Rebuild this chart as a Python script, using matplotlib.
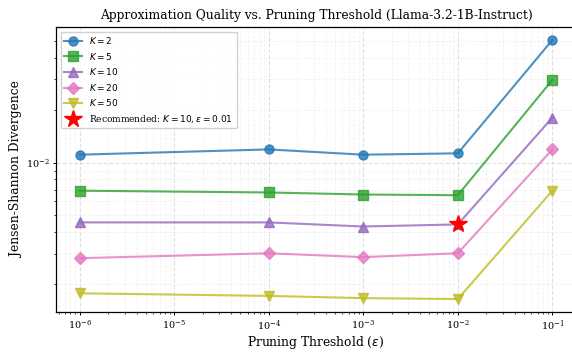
import matplotlib
matplotlib.use("Agg")
import matplotlib.pyplot as plt

plt.rcParams['font.family'] = 'DejaVu Serif'
plt.rcParams['mathtext.fontset'] = 'dejavusans'

thresholds = [1e-6, 1e-4, 1e-3, 1e-2, 1e-1]
k_values = [2, 5, 10, 20, 50]
jsd = {
    2:  [0.0111, 0.0119, 0.0111, 0.0113, 0.0505],
    5:  [0.0069, 0.00674, 0.00656, 0.0065, 0.0298],
    10: [0.00454, 0.00454, 0.0043, 0.00442, 0.0181],
    20: [0.00283, 0.00302, 0.00287, 0.00302, 0.0119],
    50: [0.00178, 0.00172, 0.00167, 0.00165, 0.0069],
}
rec_k = 10
rec_eps = 0.01
rec_val = 0.00442

colors = ['tab:blue', 'tab:green', 'tab:purple', 'tab:pink', 'tab:olive']
markers = ['o', 's', '^', 'D', 'v']

fig = plt.figure(figsize=(5.72, 3.56), dpi=100)
ax = fig.add_axes([56/572, 1-312/356, 520/572, (312-27)/356])

for k, c, m in zip(k_values, colors, markers):
    ax.plot(thresholds, jsd[k], color=c, marker=m, markersize=6.5, linewidth=1.5,
            alpha=0.8, label=f'$K = {k}$')

ax.plot([rec_eps], [rec_val], linestyle='none', marker='*', markersize=13,
        color='red', label=r'Recommended: $K = 10, \varepsilon = 0.01$', zorder=5)

ax.set_xscale('log')
ax.set_yscale('log')
ax.grid(True, which='major', linestyle='--', color='#cccccc', alpha=0.6, linewidth=0.8)
ax.grid(True, which='minor', linestyle='--', color='#dddddd', alpha=0.4, linewidth=0.6)

ax.set_xlabel(r'Pruning Threshold ($\varepsilon$)', fontsize=8.8, labelpad=1)
ax.set_ylabel('Jensen-Shannon Divergence', fontsize=8.8, labelpad=2)
ax.set_title('Approximation Quality vs. Pruning Threshold (Llama-3.2-1B-Instruct)', fontsize=8.8)
ax.tick_params(which='major', labelsize=7, length=2.5, width=0.7, pad=2)
ax.tick_params(which='minor', length=1.5, width=0.5)
for s in ax.spines.values():
    s.set_linewidth(0.9)
ax.legend(loc='upper left', fontsize=6.5, framealpha=0.9)

fig.savefig('out.png', dpi=100)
--------------------
To be done :: Copy all lines from the material that hold "matplotlib".

Solved problem ::
Rebuild this chart as a Python script, using matplotlib.
import matplotlib
matplotlib.use("Agg")
import matplotlib.pyplot as plt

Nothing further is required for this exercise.